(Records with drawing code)
▼

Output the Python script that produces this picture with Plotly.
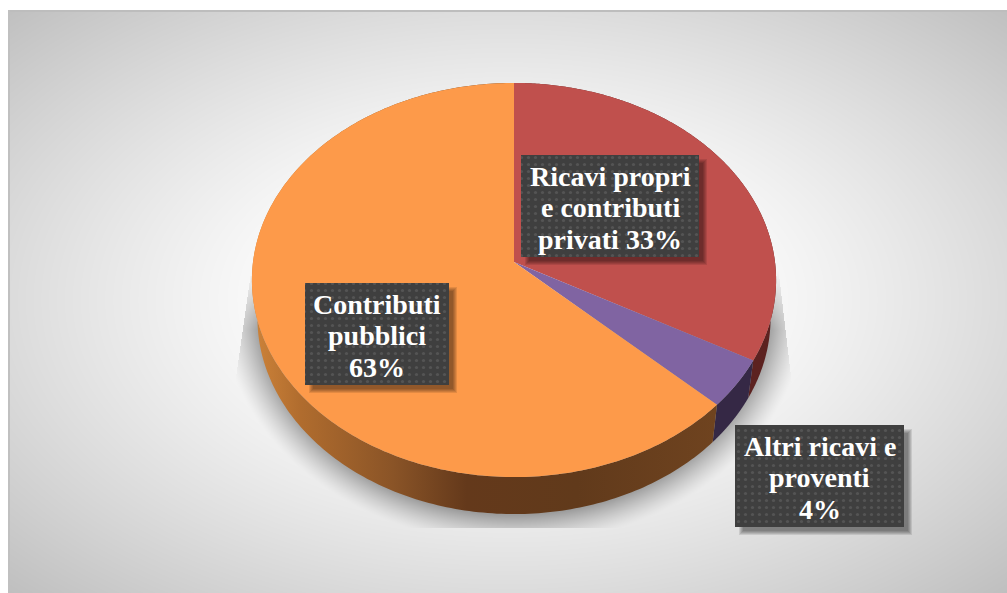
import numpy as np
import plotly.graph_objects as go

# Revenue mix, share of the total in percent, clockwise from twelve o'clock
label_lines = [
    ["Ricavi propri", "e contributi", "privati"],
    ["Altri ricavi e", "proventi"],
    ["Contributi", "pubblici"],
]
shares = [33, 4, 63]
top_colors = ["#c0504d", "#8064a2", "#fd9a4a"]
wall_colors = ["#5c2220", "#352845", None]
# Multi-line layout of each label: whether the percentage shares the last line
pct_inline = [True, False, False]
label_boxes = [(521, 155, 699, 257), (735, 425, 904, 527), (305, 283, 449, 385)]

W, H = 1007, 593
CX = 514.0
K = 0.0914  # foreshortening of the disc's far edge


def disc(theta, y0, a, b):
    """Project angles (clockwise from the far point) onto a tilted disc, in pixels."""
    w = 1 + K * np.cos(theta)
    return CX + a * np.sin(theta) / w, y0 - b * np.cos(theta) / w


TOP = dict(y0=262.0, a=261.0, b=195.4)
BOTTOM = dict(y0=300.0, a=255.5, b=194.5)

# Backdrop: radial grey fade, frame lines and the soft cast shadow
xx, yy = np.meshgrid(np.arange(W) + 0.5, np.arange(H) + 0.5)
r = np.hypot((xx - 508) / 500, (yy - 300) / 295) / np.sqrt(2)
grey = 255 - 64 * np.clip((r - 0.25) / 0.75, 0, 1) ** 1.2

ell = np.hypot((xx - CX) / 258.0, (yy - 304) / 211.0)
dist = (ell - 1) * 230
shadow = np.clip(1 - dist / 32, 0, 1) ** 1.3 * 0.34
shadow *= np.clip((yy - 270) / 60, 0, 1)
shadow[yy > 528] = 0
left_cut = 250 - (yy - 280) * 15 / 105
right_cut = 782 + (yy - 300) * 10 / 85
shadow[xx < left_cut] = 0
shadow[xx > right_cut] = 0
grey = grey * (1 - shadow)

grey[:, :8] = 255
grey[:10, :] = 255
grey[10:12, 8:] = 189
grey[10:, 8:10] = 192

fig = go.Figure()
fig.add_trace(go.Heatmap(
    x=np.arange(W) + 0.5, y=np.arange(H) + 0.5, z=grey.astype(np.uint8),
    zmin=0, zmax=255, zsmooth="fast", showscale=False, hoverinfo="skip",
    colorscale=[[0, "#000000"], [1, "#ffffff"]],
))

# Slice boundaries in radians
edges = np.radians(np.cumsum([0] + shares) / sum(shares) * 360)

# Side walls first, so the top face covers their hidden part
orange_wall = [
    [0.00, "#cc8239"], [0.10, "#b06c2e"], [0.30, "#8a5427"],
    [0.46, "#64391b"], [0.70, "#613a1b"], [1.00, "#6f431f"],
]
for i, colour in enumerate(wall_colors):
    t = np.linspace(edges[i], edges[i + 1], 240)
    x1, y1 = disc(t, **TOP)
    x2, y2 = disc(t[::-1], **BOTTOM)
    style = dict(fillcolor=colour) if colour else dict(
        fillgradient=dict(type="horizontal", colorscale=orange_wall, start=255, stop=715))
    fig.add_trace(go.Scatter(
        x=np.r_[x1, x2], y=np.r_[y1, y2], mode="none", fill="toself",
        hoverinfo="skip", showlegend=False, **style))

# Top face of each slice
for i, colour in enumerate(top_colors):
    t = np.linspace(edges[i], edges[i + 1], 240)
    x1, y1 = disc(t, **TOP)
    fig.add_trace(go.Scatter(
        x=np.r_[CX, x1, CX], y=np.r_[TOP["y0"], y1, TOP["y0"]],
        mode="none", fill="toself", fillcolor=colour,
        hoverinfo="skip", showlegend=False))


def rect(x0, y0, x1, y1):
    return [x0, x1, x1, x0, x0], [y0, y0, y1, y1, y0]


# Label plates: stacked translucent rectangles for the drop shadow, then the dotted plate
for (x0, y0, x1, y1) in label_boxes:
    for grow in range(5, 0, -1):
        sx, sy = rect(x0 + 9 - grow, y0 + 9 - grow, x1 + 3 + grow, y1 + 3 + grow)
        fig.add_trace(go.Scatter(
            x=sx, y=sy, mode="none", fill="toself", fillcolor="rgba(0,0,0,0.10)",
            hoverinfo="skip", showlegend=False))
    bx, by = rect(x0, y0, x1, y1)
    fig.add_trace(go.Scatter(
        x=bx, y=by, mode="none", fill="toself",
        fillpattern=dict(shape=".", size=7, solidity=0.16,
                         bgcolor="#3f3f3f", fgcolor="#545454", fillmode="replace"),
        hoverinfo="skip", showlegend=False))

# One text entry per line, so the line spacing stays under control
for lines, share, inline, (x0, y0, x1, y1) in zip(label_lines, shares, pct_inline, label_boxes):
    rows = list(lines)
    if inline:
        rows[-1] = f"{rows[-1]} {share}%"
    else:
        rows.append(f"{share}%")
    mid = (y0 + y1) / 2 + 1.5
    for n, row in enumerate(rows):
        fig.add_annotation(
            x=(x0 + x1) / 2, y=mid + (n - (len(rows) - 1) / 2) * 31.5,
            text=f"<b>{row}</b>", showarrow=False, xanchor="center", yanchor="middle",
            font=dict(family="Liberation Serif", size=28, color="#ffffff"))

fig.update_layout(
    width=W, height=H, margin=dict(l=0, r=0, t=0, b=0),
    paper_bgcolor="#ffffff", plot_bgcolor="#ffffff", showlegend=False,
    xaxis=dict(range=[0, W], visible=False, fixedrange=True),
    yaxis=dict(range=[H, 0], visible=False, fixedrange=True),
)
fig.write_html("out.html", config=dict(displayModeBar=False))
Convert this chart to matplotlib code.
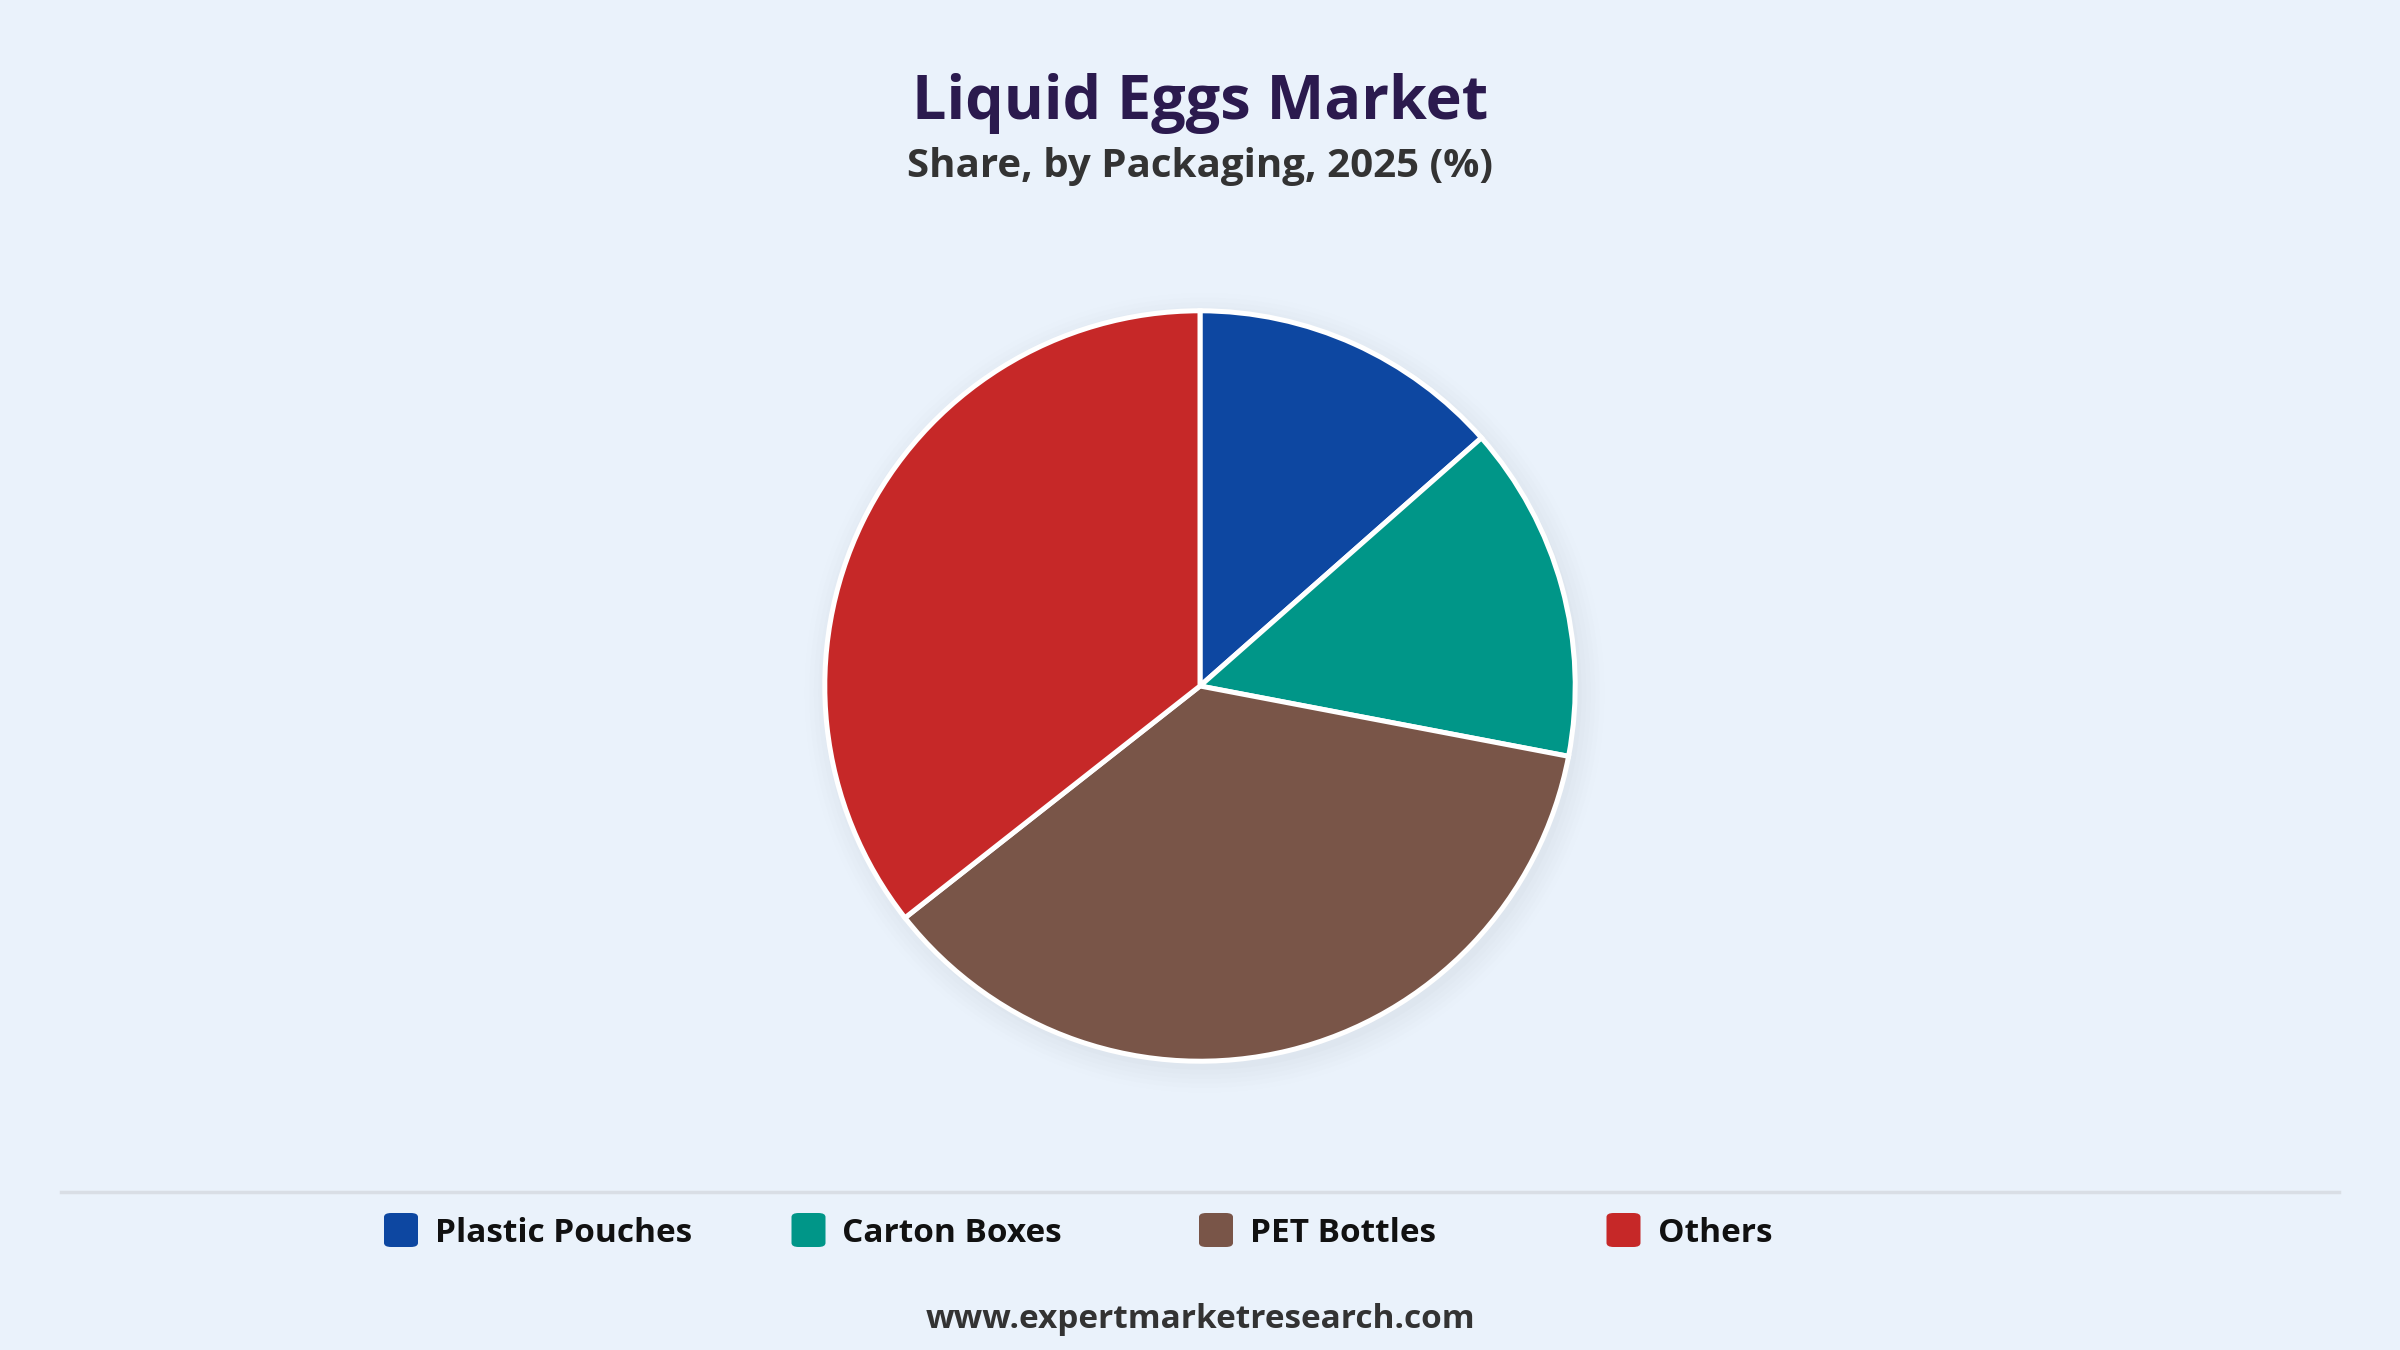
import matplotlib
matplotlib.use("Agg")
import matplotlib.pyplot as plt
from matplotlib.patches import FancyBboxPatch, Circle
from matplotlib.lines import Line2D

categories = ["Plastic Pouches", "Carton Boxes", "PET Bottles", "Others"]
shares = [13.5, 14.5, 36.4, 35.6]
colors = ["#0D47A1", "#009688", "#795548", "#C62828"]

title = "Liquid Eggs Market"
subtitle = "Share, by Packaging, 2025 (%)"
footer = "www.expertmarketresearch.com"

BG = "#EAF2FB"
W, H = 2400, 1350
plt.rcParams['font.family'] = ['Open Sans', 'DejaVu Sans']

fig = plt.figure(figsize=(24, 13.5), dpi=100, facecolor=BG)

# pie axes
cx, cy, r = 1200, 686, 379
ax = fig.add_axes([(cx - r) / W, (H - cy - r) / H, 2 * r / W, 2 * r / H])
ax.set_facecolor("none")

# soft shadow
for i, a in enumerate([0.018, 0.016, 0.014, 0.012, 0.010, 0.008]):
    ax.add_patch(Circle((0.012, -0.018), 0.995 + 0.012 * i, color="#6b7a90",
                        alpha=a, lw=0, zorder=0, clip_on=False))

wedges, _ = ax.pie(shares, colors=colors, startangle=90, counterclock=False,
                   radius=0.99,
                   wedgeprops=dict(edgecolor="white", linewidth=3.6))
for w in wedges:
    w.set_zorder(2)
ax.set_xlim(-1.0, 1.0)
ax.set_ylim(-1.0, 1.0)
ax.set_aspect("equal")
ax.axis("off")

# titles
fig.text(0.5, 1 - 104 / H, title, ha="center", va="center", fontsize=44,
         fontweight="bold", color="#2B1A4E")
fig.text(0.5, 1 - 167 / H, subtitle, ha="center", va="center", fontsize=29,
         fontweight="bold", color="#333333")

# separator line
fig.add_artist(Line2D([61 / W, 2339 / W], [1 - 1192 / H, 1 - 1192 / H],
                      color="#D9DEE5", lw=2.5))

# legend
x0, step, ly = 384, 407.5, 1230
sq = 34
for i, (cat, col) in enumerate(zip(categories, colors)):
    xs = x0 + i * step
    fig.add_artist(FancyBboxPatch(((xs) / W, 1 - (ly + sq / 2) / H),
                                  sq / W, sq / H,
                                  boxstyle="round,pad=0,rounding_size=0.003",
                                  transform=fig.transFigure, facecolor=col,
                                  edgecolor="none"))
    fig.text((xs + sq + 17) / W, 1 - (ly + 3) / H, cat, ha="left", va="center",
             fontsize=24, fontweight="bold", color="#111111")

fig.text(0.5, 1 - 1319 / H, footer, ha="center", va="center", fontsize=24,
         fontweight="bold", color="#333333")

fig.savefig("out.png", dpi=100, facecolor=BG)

▲

# What you have to do
Begin with the first line of the records and repeat every line up to the one with "grey = 255 - 64", counting that line too. Pictures are not part of the copy.

# Correct output
Output the Python script that produces this picture with Plotly.
import numpy as np
import plotly.graph_objects as go

# Revenue mix, share of the total in percent, clockwise from twelve o'clock
label_lines = [
    ["Ricavi propri", "e contributi", "privati"],
    ["Altri ricavi e", "proventi"],
    ["Contributi", "pubblici"],
]
shares = [33, 4, 63]
top_colors = ["#c0504d", "#8064a2", "#fd9a4a"]
wall_colors = ["#5c2220", "#352845", None]
# Multi-line layout of each label: whether the percentage shares the last line
pct_inline = [True, False, False]
label_boxes = [(521, 155, 699, 257), (735, 425, 904, 527), (305, 283, 449, 385)]

W, H = 1007, 593
CX = 514.0
K = 0.0914  # foreshortening of the disc's far edge


def disc(theta, y0, a, b):
    """Project angles (clockwise from the far point) onto a tilted disc, in pixels."""
    w = 1 + K * np.cos(theta)
    return CX + a * np.sin(theta) / w, y0 - b * np.cos(theta) / w


TOP = dict(y0=262.0, a=261.0, b=195.4)
BOTTOM = dict(y0=300.0, a=255.5, b=194.5)

# Backdrop: radial grey fade, frame lines and the soft cast shadow
xx, yy = np.meshgrid(np.arange(W) + 0.5, np.arange(H) + 0.5)
r = np.hypot((xx - 508) / 500, (yy - 300) / 295) / np.sqrt(2)
grey = 255 - 64 * np.clip((r - 0.25) / 0.75, 0, 1) ** 1.2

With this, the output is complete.